Factors Affecting Mortgage Interest Rates
This BLOG On Factors Affecting Mortgage Interest Rates Was Updated On May 9, 2017
There are certain factors affecting mortgage interest rates. Both government and conventional loans have pricing adjustments depending on the qualifying factors that determine rate.
The biggest factors affecting mortgage rates with conventional loans is:
- Credit Scores
- Loan to value
- Loan Amount
- Property type
Factors affecting mortgage rates on government loans such as FHA, VA, USDA are the following:
- Credit scores
- Property types
- Loan type
- Loan To Value are not factors affecting mortgage rates on government loans since they are insured by the federal government
Shorter Term Loans Have Lower Mortgage Interest Rates
Shorter term loans versus 30 year fixed rate mortgages are factors affecting mortgage interest rates on all types of home loans:
- The shorter the term of the mortgage loan, the lower the interest rate.

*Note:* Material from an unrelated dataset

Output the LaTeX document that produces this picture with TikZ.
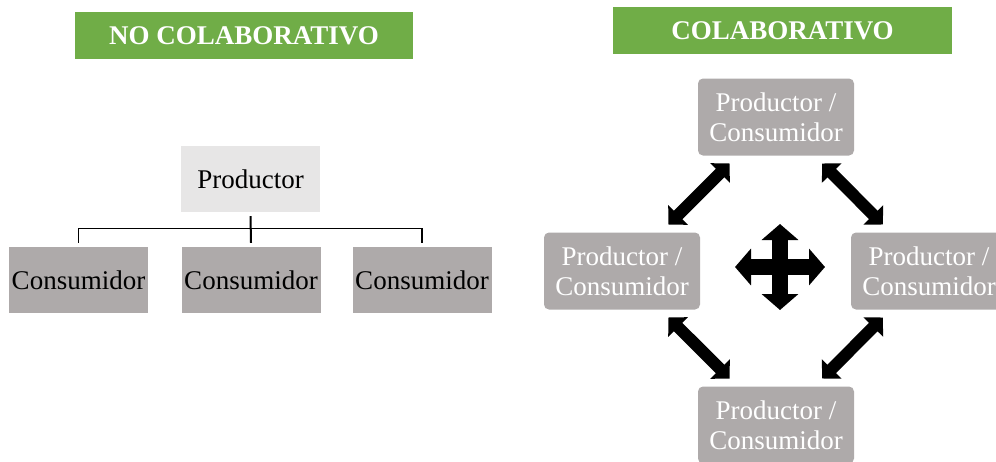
\documentclass[tikz,border=0pt]{standalone}
\usepackage{fontspec}
\setmainfont{Liberation Serif}
\usepackage{tikz}
\usetikzlibrary{arrows.meta,positioning}
\definecolor{verde}{HTML}{70AD47}
\definecolor{grisclaro}{HTML}{E7E6E6}
\definecolor{grisoscuro}{HTML}{AEAAAA}

\begin{document}
\begin{tikzpicture}[x=1pt,y=-1pt,
	titulo/.style={fill=verde, text=white, font=\fontsize{27}{30}\selectfont\bfseries, minimum height=47pt, inner sep=0pt},
	caja/.style={fill=grisoscuro, minimum width=139pt, minimum height=66pt, inner sep=0pt, font=\fontsize{27}{30}\selectfont},
	pc/.style={fill=grisoscuro, rounded corners=5pt, text=white, minimum width=156pt, minimum height=77pt, inner sep=0pt, align=center, font=\fontsize{27}{30}\selectfont},
	flecha/.style={line width=12pt, {Triangle[length=13.5pt,width=27pt]}-{Triangle[length=13.5pt,width=27pt]}, shorten <=11pt, shorten >=11pt},
	cruz/.style={line width=16pt, {Triangle[length=16pt,width=36pt]}-{Triangle[length=16pt,width=36pt]}}]
	\useasboundingbox (0,0) rectangle (996,461);

	% no colaborativo
	\node[titulo, minimum width=338pt] (hno) at (244,35.5) {NO COLABORATIVO};
	\node[caja, fill=grisclaro] (prod) at (250.5,179) {Productor};
	\node[caja] (c1) at (78.5,280) {Consumidor};
	\node[caja] (c2) at (251,280) {Consumidor};
	\node[caja] (c3) at (422,280) {Consumidor};
	\draw[line width=1.2pt] ([yshift=4pt]c1.north) |- ([yshift=18pt]c2.north) -| ([yshift=4pt]c3.north);
	\draw[line width=2pt] ([yshift=-4pt]prod.south) -- ([yshift=4pt]c2.north);

	% colaborativo
	\node[titulo, minimum width=339pt] (hcol) at (782.5,30.5) {COLABORATIVO};
	\node[pc] (pt) at (776,117) {Productor /\\Consumidor};
	\node[pc] (pl) at (622,271) {Productor /\\Consumidor};
	\node[pc] (pr) at (929,271) {Productor /\\Consumidor};
	\node[pc] (pb) at (776,425) {Productor /\\Consumidor};
	\draw[flecha] (pl) -- (pt);
	\draw[flecha] (pt) -- (pr);
	\draw[flecha] (pl) -- (pb);
	\draw[flecha] (pr) -- (pb);

	\coordinate (mid) at (780,267);
	\draw[cruz] ([xshift=-45pt]mid) -- ([xshift=45pt]mid);
	\draw[cruz] ([yshift=43pt]mid) -- ([yshift=-43pt]mid);
\end{tikzpicture}
\end{document}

- 15 year fixed rate mortgage offers a lower mortgage interest rate than a 20 year. A 20 year fixed rate mortgage offers a lower interest rate than the 30 year fixed rate mortgage.
- Adjustable rate mortgages generally has lower interest rates than a fixed rate mortgages due to the limited liability the lender has.
- Payments could get higher after the interest rate changes on the adjustable rate mortgages when the fixed rate period is over and the rates starts adjusting.
Larger Down Payments Are Factors Affecting Mortgage Rates On Conventional Loans
A larger down payment “ greater than 20% “- will give borrowers the best possible rate on conventional mortgage loans.
- Down payments on home purchases on conventional loans of 20% or less should expect to pay a higher rate as you are starting with less equity as collateral.
- 25% down payment and 740 credit scores will get conventional borrowers the best rates.
- Borrowers have the option in buying discount points to lower mortgage interest rates.
Credit Scores And Loan To Value Are Factors Affecting Mortgage Rates
Credit quality and debt-to-income-ratio affects the pricing of Conventional Loans. Conventional Borrowers with good credit will get lower conventional mortgage rates than borrowers with lower credit scores. Loan To Value and Credit Scores are the two largest factors affecting rates.